Indeed, the death penalty may ultimately be for the good of the criminal’s soul (Summa Contra Gentiles, Book III, ch. 146):
They…have at that critical point of death the opportunity to be converted to God through repentance. And if they are so obstinate that even at the point of death their heart does not draw back from malice, it is possible to make a quite probable judgment that they would never come away from evil.

Implications beyond the Death Penalty Debate

Without ignoring the fact that there exists in the United States and throughout the world serious concerns over how the death penalty is administered and under which circumstances, the next text of CCC No. 2267 has larger implications. If the authorities in Rome can so boldly reverse what, for nearly two millennia, was a settled teaching, what else is subject to “development”? Is there a single statement contained in the CCC that cannot be revised in the “light of the Gospel,” a light now refracted through the prism of Modernism?

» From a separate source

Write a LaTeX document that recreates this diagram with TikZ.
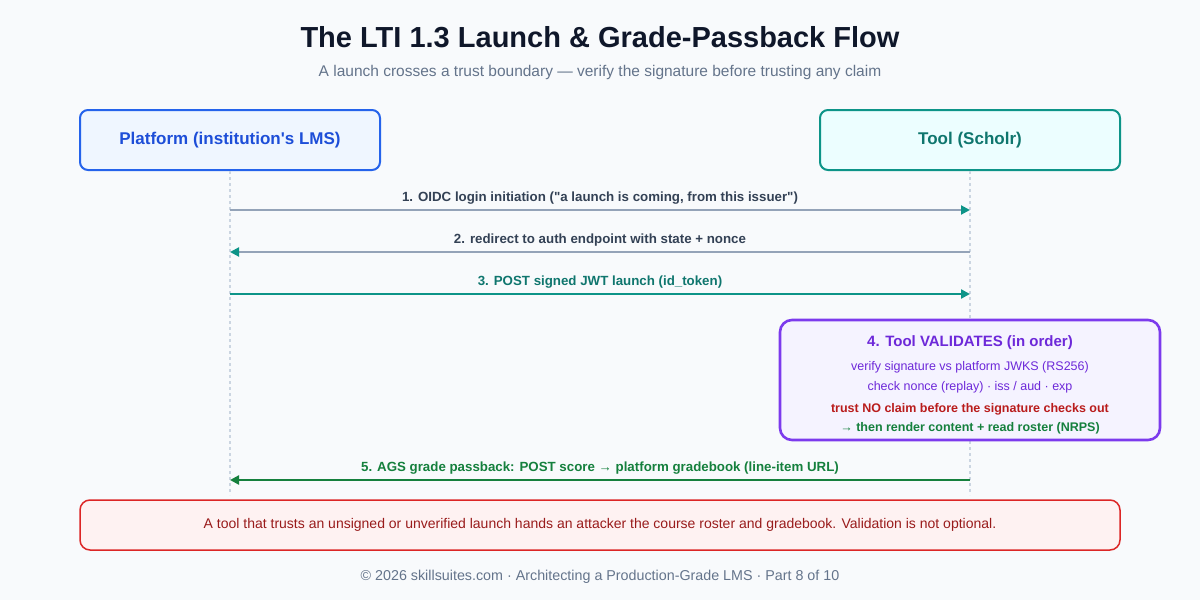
\documentclass[tikz,border=0pt]{standalone}
\usepackage{fontspec}
\setmainfont{Liberation Sans}[Ligatures=TeXOff]
\usetikzlibrary{arrows.meta}
\definecolor{bg}{HTML}{F8FAFC}
\definecolor{ink}{HTML}{0F172A}
\definecolor{sub}{HTML}{64748B}
\definecolor{dark}{HTML}{334155}
\definecolor{pblue}{HTML}{2563EB}
\definecolor{pfill}{HTML}{EFF6FF}
\definecolor{pbt}{HTML}{1D4ED8}
\definecolor{teal}{HTML}{0D9488}
\definecolor{tfill}{HTML}{ECFEFF}
\definecolor{ttext}{HTML}{0F766E}
\definecolor{vio}{HTML}{7C3AED}
\definecolor{vfill}{HTML}{F5F3FF}
\definecolor{vtext}{HTML}{6D28D9}
\definecolor{red}{HTML}{DC2626}
\definecolor{rfill}{HTML}{FEF2F2}
\definecolor{rtext}{HTML}{991B1B}
\definecolor{darkred}{HTML}{B91C1C}
\definecolor{grn}{HTML}{15803D}
\definecolor{gline}{HTML}{94A3B8}
\definecolor{life}{HTML}{CBD5E1}
\tikzset{
 actor/.style={draw=#1,line width=2pt,rounded corners=8pt,minimum width=300pt,minimum height=60pt,font=\fontsize{17}{20}\selectfont\bfseries},
 lbl/.style={font=\fontsize{13.3}{15}\selectfont\bfseries},
 tip/.style={-{Triangle[length=9pt,width=9pt,color=teal]}},
}
\begin{document}
\begin{tikzpicture}[x=1pt,y=-1pt,line cap=butt]
\fill[bg] (0,0) rectangle (1200,600);
\useasboundingbox (0,0) rectangle (1200,600);
\node[font=\fontsize{29}{32}\selectfont\bfseries,text=ink] (title) at (600,37) {The LTI 1.3 Launch \& Grade-Passback Flow};
\node[font=\fontsize{15.5}{18}\selectfont,text=sub] (subt) at (600,72) {A launch crosses a trust boundary — verify the signature before trusting any claim};
\node[actor=pblue,fill=pfill,text=pbt] (P) at (230,140) {Platform (institution's LMS)};
\node[actor=teal,fill=tfill,text=ttext] (T) at (970,140) {Tool (Scholr)};
\coordinate (pb) at (230,495); \coordinate (tb) at (970,495);
\draw[life,dashed,line width=1.5pt] (P.south) -- (pb);
\draw[life,dashed,line width=1.5pt] (T.south) -- (tb);
\coordinate (p1) at (230,210); \coordinate (t1) at (970,210);
\draw[gline,line width=2pt,tip] (p1) -- (t1) node[midway,above=1pt,lbl,text=dark]{1. OIDC login initiation ("a launch is coming, from this issuer")};
\coordinate (p2) at (230,252); \coordinate (t2) at (970,252);
\draw[gline,line width=2pt,tip] (t2) -- (p2) node[midway,above=1pt,lbl,text=dark]{2. redirect to auth endpoint with state + nonce};
\coordinate (p3) at (230,294); \coordinate (t3) at (970,294);
\draw[teal,line width=2.6pt,tip] (p3) -- (t3) node[midway,above=1pt,lbl,text=ttext]{3. POST signed JWT launch (id\_token)};
\node[draw=vio,fill=vfill,line width=2.6pt,rounded corners=12pt,minimum width=380pt,minimum height=120pt] (V) at (970,380) {};
\node[font=\fontsize{15}{18}\selectfont\bfseries,text=vtext] (v1) at (970,343) {4. Tool VALIDATES (in order)};
\node[font=\fontsize{12.5}{15}\selectfont,text=vtext] (v2) at (970,367) {verify signature vs platform JWKS (RS256)};
\node[font=\fontsize{12.5}{15}\selectfont,text=vtext] (v3) at (970,387) {check nonce (replay) · iss / aud · exp};
\node[font=\fontsize{12.5}{15}\selectfont\bfseries,text=darkred] (v4) at (970,409) {trust NO claim before the signature checks out};
\node[font=\fontsize{12.5}{15}\selectfont\bfseries,text=grn] (v5) at (970,428) {→ then render content + read roster (NRPS)};
\coordinate (p5) at (230,480); \coordinate (t5) at (970,480);
\draw[grn,line width=2.6pt,-{Triangle[length=9pt,width=9pt]}] (t5) -- (p5) node[midway,above=1.5pt,lbl,text=grn]{5. AGS grade passback: POST score → platform gradebook (line-item URL)};
\node[draw=red,fill=rfill,line width=1.5pt,rounded corners=10pt,minimum width=1040pt,minimum height=50pt,font=\fontsize{14}{16}\selectfont,text=rtext] (W) at (600,525) {A tool that trusts an unsigned or unverified launch hands an attacker the course roster and gradebook. Validation is not optional.};
\node[font=\fontsize{14.3}{16}\selectfont,text=sub] (F) at (600,577) {© 2026 skillsuites.com · Architecting a Production-Grade LMS · Part 8 of 10};
\end{tikzpicture}
\end{document}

Equally crucial is the sense now given to the People of God that little which the Church teaches can be considered indefectible. Rather than being the “pillar and ground of the Truth,” the Church now appears for many to be a social organ whose promulgations and positions shift with the political winds. Not wishing to be out of step with the world, Catholicism comes across as increasingly mutable and her doctrines time-bound. Prior to the last century, did any Catholic prelate ever teach such a thing? Did anyone except the Church’s most virulent critics ever presume to hold that she is a historically contingent institution that self-consciously pronounces doctrines that can be gutted and revised so carelessly?
The doctrinal crisis in the Church continues and once again Pope Francis recklessly perpetuates it.